When Lenovo, China's leading computer manufacturer, agreed earlier this month to purchase IBM's personal computer division for US$1.25 billion, it was a giant step onto the global stage for a company that started only two decades ago in a shack near the Chinese Academy of Sciences in Beijing.
Liu Chuanchi, founder of Legend Group, which later renamed itself Lenovo to tap the overseas market, steered the tremendous growth of his company. He started by selling personal computers for big-name companies like IBM and Hewlett Packard. He now owns IBM PC.
In fact IBM approached Liu three years ago for a proposed sale. However, Liu said no to the Big Blue right away. Why? As he told reporters a week ago, he believed the venture was too risky at that time.
Three years ago, Lenovo was a giant in its own right. The potential in the domestic market was huge. Chinese people, eager to log online, put a premium on owning a computer at home. Businesses, small or large, were also keen on automating office work. Lenovo was one of the primary choices for businesses and individual PC buyers.
The company, which accumulated huge sums of cash, also began looking for new outlets of investment. Electronic cameras, MP3 players and other peripheral devices became a new focus for the PC maker.
Attracted by the high profit margin in the real estate sector, the PC maker also developed its own property for sale and lease. Lenovo was becoming a cross-industry conglomerate employing tens of thousands of employees nationwide.
However, as Liu admits, many non-PC businesses witnessed a decline in
profitability over the past two years. And to add salt to injury, its core business PC manufacturing also reported less-than-forecasted growth. Liu, who had planned to delegate day-to-day business management to his senior management staff, had to re-appear on the business stage and refocus on his giant group.

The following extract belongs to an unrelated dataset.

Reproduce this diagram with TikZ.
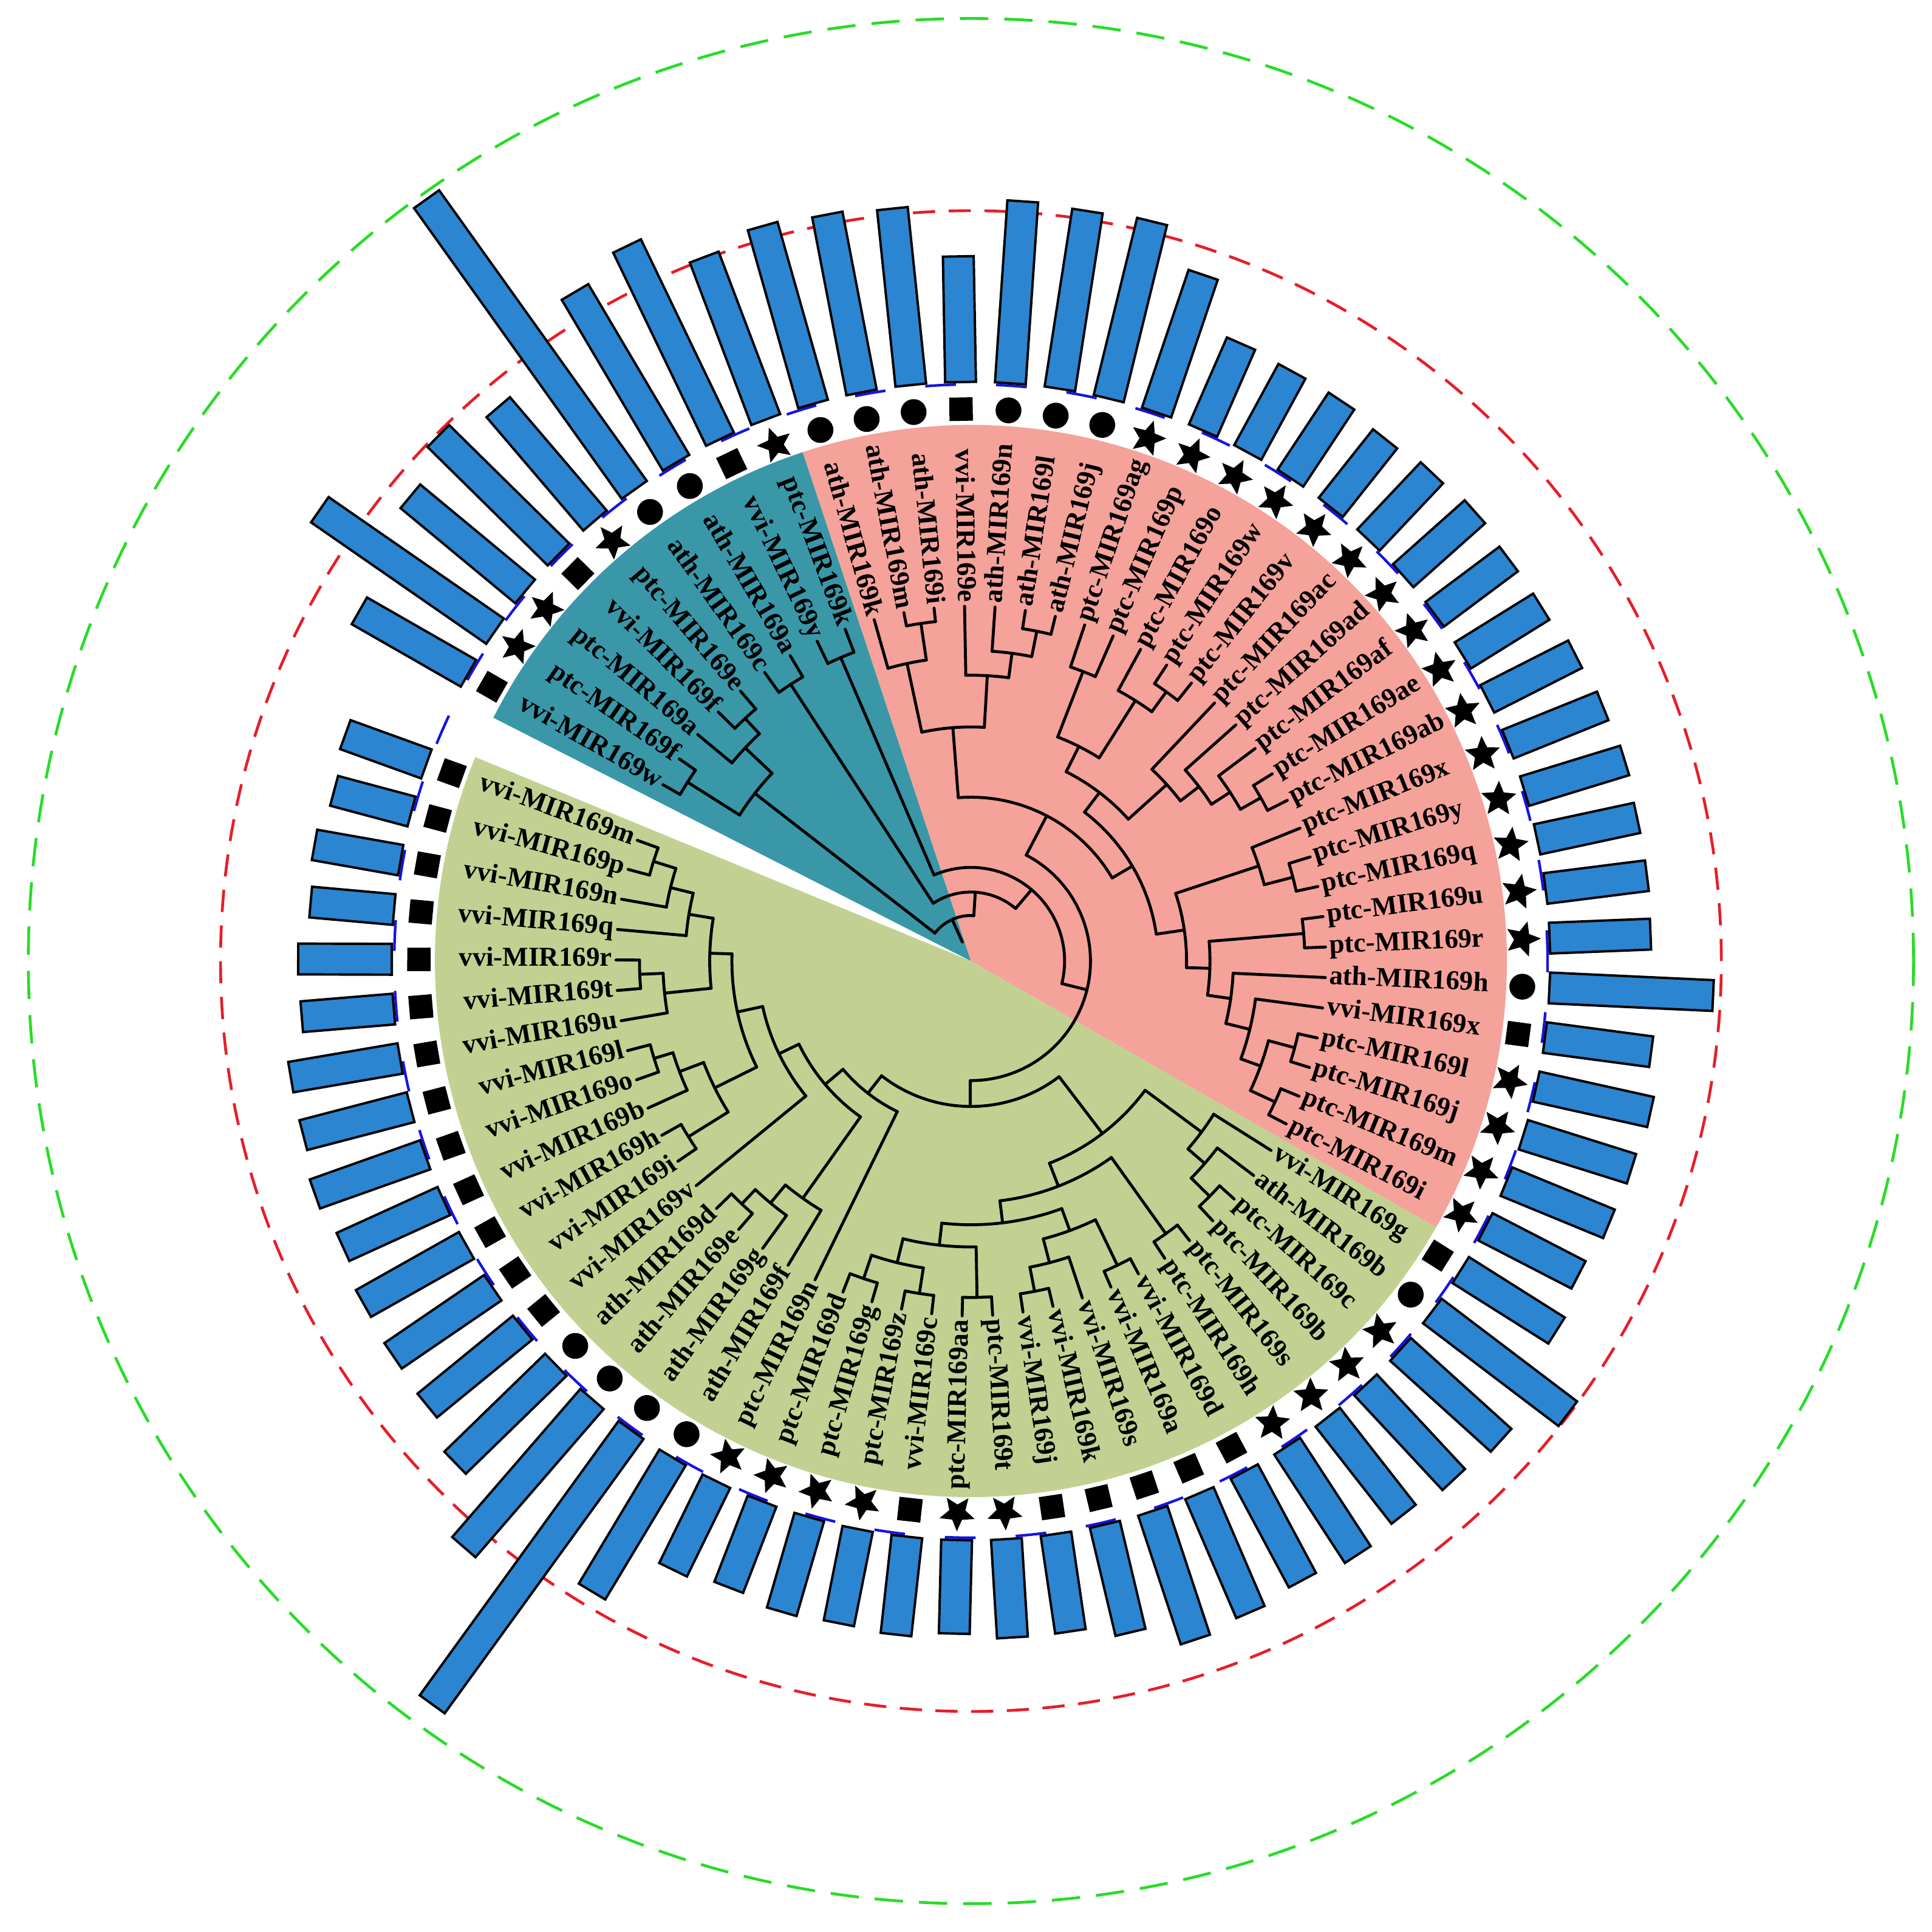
\documentclass[tikz,border=0pt]{standalone}
\usepackage{fontspec}
\setmainfont{Liberation Serif}
\usetikzlibrary{shapes.geometric}
\definecolor{cteal}{RGB}{57,151,168}
\definecolor{cpink}{RGB}{244,162,154}
\definecolor{cgreen}{RGB}{194,209,146}
\definecolor{cbar}{RGB}{44,133,208}
\definecolor{cred}{RGB}{230,30,40}
\definecolor{cgdash}{RGB}{40,220,40}
\definecolor{cblue}{RGB}{20,20,225}
\newcommand\Tarc[3]{\draw[tree] (#2:#1) arc[start angle=#2, end angle=#3, radius=#1];}
\newcommand\Trad[3]{\draw[tree] (#1:#2) -- (#1:#3);}
\begin{document}
\begin{tikzpicture}[x=0.02cm,y=0.02cm,
  tree/.style={line width=1.35pt, line cap=round, line join=round, black},
  barbox/.style={fill=cbar, draw=black, line width=1.1pt},
  lab/.style={font=\fontsize{12.6}{14}\selectfont\bfseries, inner sep=0pt, text height=1.55ex, text depth=0.3ex},
  mks/.style={rectangle, fill=black, minimum size=0.38cm, inner sep=0pt},
  mkc/.style={circle, fill=black, minimum size=0.42cm, inner sep=0pt},
  mkt/.style={star, star points=5, star point ratio=2.2, fill=black, minimum size=0.6cm, inner sep=0pt, shape border rotate=-90}]
\useasboundingbox (-788,-788) rectangle (780,780);
% dashed rings
\draw[cgdash, line width=1.3pt, dash pattern=on 0.46cm off 0.26cm] (0,0) circle[radius=765];
\draw[cred, line width=1.3pt, dash pattern=on 0.36cm off 0.22cm] (0,0) circle[radius=609];
\draw[cblue, line width=1.2pt, dash pattern=on 0.5cm off 0.65cm] (0,0) circle[radius=468];
% sectors
\fill[cteal] (0,0) -- (153.0:435) arc[start angle=153.0, end angle=108.285, radius=435] -- cycle;
\fill[cpink] (0,0) -- (108.285:435) arc[start angle=108.285, end angle=-29.785, radius=435] -- cycle;
\fill[cgreen] (0,0) -- (-29.785:435) arc[start angle=-29.785, end angle=-202.37, radius=435] -- cycle;
% leaves: bars, markers, labels
\foreach \i/\nm/\mk/\br in {
0/vvi-MIR169w/s/572, 1/ptc-MIR169f/t/643, 2/ptc-MIR169a/t/591, 3/vvi-MIR169f/s/607,
4/ptc-MIR169e/t/591, 5/ath-MIR169c/c/760, 6/ath-MIR169a/c/631, 7/vvi-MIR169y/s/644,
8/ptc-MIR169k/t/611, 9/ath-MIR169k/c/620, 10/ath-MIR169m/c/617, 11/ath-MIR169i/c/614,
12/vvi-MIR169e/s/572, 13/ath-MIR169n/c/618, 14/ath-MIR169l/c/616, 15/ath-MIR169j/c/618,
16/ptc-MIR169ag/t/588, 17/ptc-MIR169p/t/547, 18/ptc-MIR169o/t/545, 19/ptc-MIR169w/t/545,
20/ptc-MIR169v/t/541, 21/ptc-MIR169ac/t/545, 22/ptc-MIR169ad/t/548, 23/ptc-MIR169af/t/545,
24/ptc-MIR169ae/t/545, 25/ptc-MIR169ab/t/550, 26/ptc-MIR169x/t/553, 27/ptc-MIR169y/t/555,
28/ptc-MIR169q/t/553, 29/ptc-MIR169u/t/553, 30/ptc-MIR169r/t/552, 31/ath-MIR169h/c/603,
32/vvi-MIR169x/s/557, 33/ptc-MIR169l/t/565, 34/ptc-MIR169j/t/562, 35/ptc-MIR169m/t/560,
36/ptc-MIR169i/t/555, 37/vvi-MIR169g/s/562, 38/ath-MIR169b/c/608, 39/ptc-MIR169c/t/580,
40/ptc-MIR169b/t/575, 41/ptc-MIR169s/t/570, 42/ptc-MIR169h/t/575, 43/vvi-MIR169d/s/570,
44/vvi-MIR169a/s/575, 45/vvi-MIR169s/s/580, 46/vvi-MIR169k/s/560, 47/vvi-MIR169j/s/550,
48/ptc-MIR169t/t/550, 49/ptc-MIR169aa/t/546, 50/vvi-MIR169c/s/550, 51/ptc-MIR169z/t/548,
52/ptc-MIR169g/t/550, 53/ptc-MIR169d/t/545, 54/ptc-MIR169n/t/550, 55/ath-MIR169f/c/597,
56/ath-MIR169g/c/745, 57/ath-MIR169e/c/629, 58/ath-MIR169d/c/584, 59/vvi-MIR169v/s/570,
60/vvi-MIR169i/s/568, 61/vvi-MIR169h/s/566, 62/vvi-MIR169b/s/560, 63/vvi-MIR169o/s/565,
64/vvi-MIR169l/s/560, 65/vvi-MIR169u/s/560, 66/vvi-MIR169t/s/545, 67/vvi-MIR169r/s/546,
68/vvi-MIR169q/s/538, 69/vvi-MIR169n/s/541, 70/vvi-MIR169p/s/535, 71/vvi-MIR169m/s/540}{
  \pgfmathsetmacro\a{150.2-4.931*\i}
  \pgfmathtruncatemacro\flip{or(\a>90,\a<-90)}
  \draw[barbox, rotate=\a] (470,-12.5) rectangle (\br,12.5);
  \node[mk\mk, rotate=\a] (m\i) at (\a:448) {};
  \ifnum\flip=1
    \node[lab, anchor=east, rotate=\a+180] (l\i) at (\a:291) {\nm};
  \else
    \node[lab, anchor=west, rotate=\a] (l\i) at (\a:291) {\nm};
  \fi
}
% ---- tree: teal
\Tarc{272}{150.20}{145.27} \Trad{150.20}{272}{288} \Trad{145.27}{272}{288}
\Tarc{269}{135.41}{130.48} \Trad{135.41}{269}{288} \Trad{130.48}{269}{288}
\Tarc{252}{140.34}{132.945} \Trad{140.34}{252}{288} \Trad{132.945}{252}{269}
\Tarc{222}{147.735}{136.64} \Trad{147.735}{222}{272} \Trad{136.64}{222}{252}
\Tarc{268}{125.55}{120.61} \Trad{125.55}{268}{288} \Trad{120.61}{268}{288}
\Tarc{268}{115.68}{110.75} \Trad{115.68}{268}{288} \Trad{110.75}{268}{288}
% ---- pink top
\Tarc{277}{100.89}{95.96} \Trad{100.89}{277}{288} \Trad{95.96}{277}{288}
\Tarc{247}{105.82}{98.425} \Trad{105.82}{247}{288} \Trad{98.425}{247}{277}
\Tarc{273}{81.17}{76.24} \Trad{81.17}{273}{288} \Trad{76.24}{273}{288}
\Tarc{252}{86.10}{78.705} \Trad{86.10}{252}{288} \Trad{78.705}{252}{273}
\Tarc{232}{91.03}{82.40} \Trad{91.03}{232}{288} \Trad{82.40}{232}{252}
\Tarc{190}{102.12}{86.715} \Trad{102.12}{190}{247} \Trad{86.715}{190}{232}
% ---- pink right
\Tarc{252}{71.30}{66.37} \Trad{71.30}{252}{288} \Trad{66.37}{252}{288}
\Tarc{270}{56.51}{51.58} \Trad{56.51}{270}{288} \Trad{51.58}{270}{288}
\Tarc{250}{61.44}{54.045} \Trad{61.44}{250}{288} \Trad{54.045}{250}{270}
\Tarc{195}{68.835}{57.74} \Trad{68.835}{195}{252} \Trad{57.74}{195}{250}
\Tarc{270}{31.86}{26.93} \Trad{31.86}{270}{288} \Trad{26.93}{270}{288}
\Tarc{251}{36.79}{29.395} \Trad{36.79}{251}{288} \Trad{29.395}{251}{270}
\Tarc{233}{41.72}{33.09} \Trad{41.72}{233}{288} \Trad{33.09}{233}{251}
\Tarc{214}{46.65}{37.405} \Trad{46.65}{214}{288} \Trad{37.405}{214}{233}
\Tarc{172}{63.29}{42.03} \Trad{63.29}{172}{195} \Trad{42.03}{172}{214}
\Tarc{270}{17.06}{12.13} \Trad{17.06}{270}{288} \Trad{12.13}{270}{288}
\Tarc{246}{21.99}{14.595} \Trad{21.99}{246}{288} \Trad{14.595}{246}{270}
\Tarc{271}{7.20}{2.27} \Trad{7.20}{271}{288} \Trad{2.27}{271}{288}
\Tarc{272}{-12.52}{-17.45} \Trad{-12.52}{272}{288} \Trad{-17.45}{272}{288}
\Tarc{272}{-22.39}{-27.32} \Trad{-22.39}{272}{288} \Trad{-27.32}{272}{288}
\Tarc{250}{-14.985}{-24.855} \Trad{-14.985}{250}{272} \Trad{-24.855}{250}{272}
\Tarc{233}{-7.59}{-19.92} \Trad{-7.59}{233}{288} \Trad{-19.92}{233}{250}
\Tarc{213}{-2.66}{-13.755} \Trad{-2.66}{213}{288} \Trad{-13.755}{213}{233}
\Tarc{194}{4.735}{-8.21} \Trad{4.735}{194}{271} \Trad{-8.21}{194}{213}
\Tarc{175}{18.29}{-1.74} \Trad{18.29}{175}{246} \Trad{-1.74}{175}{194}
\Tarc{152}{52.66}{8.275} \Trad{52.66}{152}{172} \Trad{8.275}{152}{175}
\Tarc{133}{94.42}{30.47} \Trad{94.42}{133}{190} \Trad{30.47}{133}{152}
% ---- green right
\Tarc{272}{-42.11}{-47.04} \Trad{-42.11}{272}{288} \Trad{-47.04}{272}{288}
\Tarc{251}{-37.18}{-44.575} \Trad{-37.18}{251}{288} \Trad{-44.575}{251}{272}
\Tarc{233}{-32.25}{-40.88} \Trad{-32.25}{233}{288} \Trad{-40.88}{233}{251}
\Tarc{272}{-51.97}{-56.90} \Trad{-51.97}{272}{288} \Trad{-56.90}{272}{288}
\Tarc{274}{-61.83}{-66.76} \Trad{-61.83}{274}{288} \Trad{-66.76}{274}{288}
\Tarc{273}{-76.63}{-81.56} \Trad{-76.63}{273}{288} \Trad{-81.56}{273}{288}
\Tarc{253}{-71.70}{-79.095} \Trad{-71.70}{253}{288} \Trad{-79.095}{253}{273}
\Tarc{233}{-64.295}{-75.40} \Trad{-64.295}{233}{274} \Trad{-75.40}{233}{253}
\Tarc{273}{-86.49}{-91.42} \Trad{-86.49}{273}{288} \Trad{-91.42}{273}{288}
\Tarc{273}{-96.35}{-101.28} \Trad{-96.35}{273}{288} \Trad{-101.28}{273}{288}
\Tarc{272}{-106.21}{-111.14} \Trad{-106.21}{272}{288} \Trad{-111.14}{272}{288}
\Tarc{252}{-98.815}{-108.675} \Trad{-98.815}{252}{273} \Trad{-108.675}{252}{272}
\Tarc{232}{-88.955}{-103.745} \Trad{-88.955}{232}{273} \Trad{-103.745}{232}{252}
\Tarc{214}{-69.85}{-96.35} \Trad{-69.85}{214}{233} \Trad{-96.35}{214}{232}
\Tarc{196}{-54.435}{-83.10} \Trad{-54.435}{196}{272} \Trad{-83.10}{196}{214}
\Tarc{176}{-36.565}{-68.77} \Trad{-36.565}{176}{233} \Trad{-68.77}{176}{196}
% ---- green left
\Tarc{271}{-130.87}{-135.80} \Trad{-130.87}{271}{288} \Trad{-135.80}{271}{288}
\Tarc{255}{-125.94}{-133.335} \Trad{-125.94}{255}{288} \Trad{-133.335}{255}{271}
\Tarc{236}{-121.01}{-129.64} \Trad{-121.01}{236}{288} \Trad{-129.64}{236}{255}
\Tarc{270}{-145.66}{-150.59} \Trad{-145.66}{270}{288} \Trad{-150.59}{270}{288}
\Tarc{269}{-160.45}{-165.38} \Trad{-160.45}{269}{288} \Trad{-165.38}{269}{288}
\Tarc{253}{-155.52}{-162.915} \Trad{-155.52}{253}{288} \Trad{-162.915}{253}{269}
\Tarc{232}{-148.125}{-159.22} \Trad{-148.125}{232}{270} \Trad{-159.22}{232}{253}
\Tarc{269}{-175.25}{-180.18} \Trad{-175.25}{269}{288} \Trad{-180.18}{269}{288}
\Tarc{250}{-170.32}{-177.715} \Trad{-170.32}{250}{288} \Trad{-177.715}{250}{269}
\Tarc{270}{-194.97}{-199.90} \Trad{-194.97}{270}{288} \Trad{-199.90}{270}{288}
\Tarc{251}{-190.04}{-197.435} \Trad{-190.04}{251}{288} \Trad{-197.435}{251}{270}
\Tarc{232}{-185.11}{-193.74} \Trad{-185.11}{232}{288} \Trad{-193.74}{232}{251}
\Tarc{212}{-174.02}{-189.425} \Trad{-174.02}{212}{250} \Trad{-189.425}{212}{232}
\Tarc{194}{-153.67}{-181.72} \Trad{-153.67}{194}{232} \Trad{-181.72}{194}{212}
\Tarc{173}{-140.73}{-167.695} \Trad{-140.73}{173}{288} \Trad{-167.695}{173}{194}
\Tarc{155}{-125.325}{-154.21} \Trad{-125.325}{155}{236} \Trad{-154.21}{155}{173}
\Tarc{136}{-116.07}{-139.77} \Trad{-116.07}{136}{288} \Trad{-139.77}{136}{155}
\Tarc{118}{-52.67}{-127.92} \Trad{-52.67}{118}{176} \Trad{-127.92}{118}{136}
% ---- backbone
\Tarc{97}{62.445}{-90.295} \Trad{62.445}{97}{133} \Trad{-90.295}{97}{118}
\Tarc{76}{113.215}{-13.925} \Trad{113.215}{76}{268} \Trad{-13.925}{76}{97}
\Tarc{56}{123.08}{49.645} \Trad{123.08}{56}{268} \Trad{49.645}{56}{76}
\Tarc{37}{142.19}{86.36} \Trad{142.19}{37}{222} \Trad{86.36}{37}{56}
\Trad{114.275}{17}{37}
\end{tikzpicture}
\end{document}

He believes that Lenovo must make a firm commitment to go global and it should focus on its core business, PC manufacturing.
"We started talking to the big international players to understand the challenges. Eventually, we came to see IBM's offer in a different light," he said, during an interview with Western journalists.
As discussion progressed, Liu gained confidence that many of the risks he had feared earlier could be distributed or controlled.
"For example, we worried about losing customers. So we worked out an agreement that would allow us to continue using the IBM brand, to keep IBM salespeople, and even to keep top IBM executives as CEO," he was quoted by Fortune magazine as saying.
IBM has been focusing on developing solutions for customers. Some observers say the Big Blue earns more money in consulting, software development and solution development for customers than selling computers.
It seems logical IBM wants to get out of low value-added computer manufacturing. However why does Liu want to be expand his PC-manufacturing capacity?
In China, Lenovo has 27 percent of the domestic market. There is not much room for further growth. However, the global PC market is estimated to be worth US$200 billion. The room for growth is huge if we look beyond the domestic market.
Liu believes IBM has a lot to offer to Lenovo, in particular its management know-how and international reach.
Over the past decade, IBM has developed a well-connected national distribution network. Liu believes by combining a strong brand, high-quality product and wide distribution network, Lenovo will see increased profitability down the road.
With the acquisition of IBM's PC unit, Liu has geared up his strategy to become a global company. At the launch ceremony, he disclosed that Stephen Ward, Vice President of IBM would become the new CEO of Lenovo Group to replace incumbent Yang Yuanqing. Yang Yuanqing will replace Liu as the group's chairman.
Most of the top executives in IBM's PC unit would join Lenovo, including the division's general managerFran O'Sullivan, who will become chief operating officer, Liu said.
Liu also actively sought new financing from international investment houses. He said Lenovo would receive a US$500 million bridge loan from Goldman Sachs to help finance the acquisition of IBM's PC asset.
After the acquisition, Liu pushed Lenovo Group onto the world stage. "There is no turning back. Lenovo has made a firm commitment to compete on the world market," he said.
In fact, Liu had long made his vision to expand overseas. On many occasions, he urged his management staff to study the overseas market, adopt advanced Western management techniques.
To realize this vision, he retained over 10,000 employees of IBM PC. Compared with the downsizing at the beginning of this year, Liu seemed to give little heed for the cost.
"I believe that the strong capability and management system IBM has built up will boost Lenovo's strategy by competing globally," he said.
Liu is undoubtedly the architect of Lenovo. He founded the company, grew it into the scale it is today and has steered its course of development. Though Liu does not have any formal position, his influence will remain in the computer maker. And the world is waiting to see how Lenovo performs after taking over the Big Blue's PC business.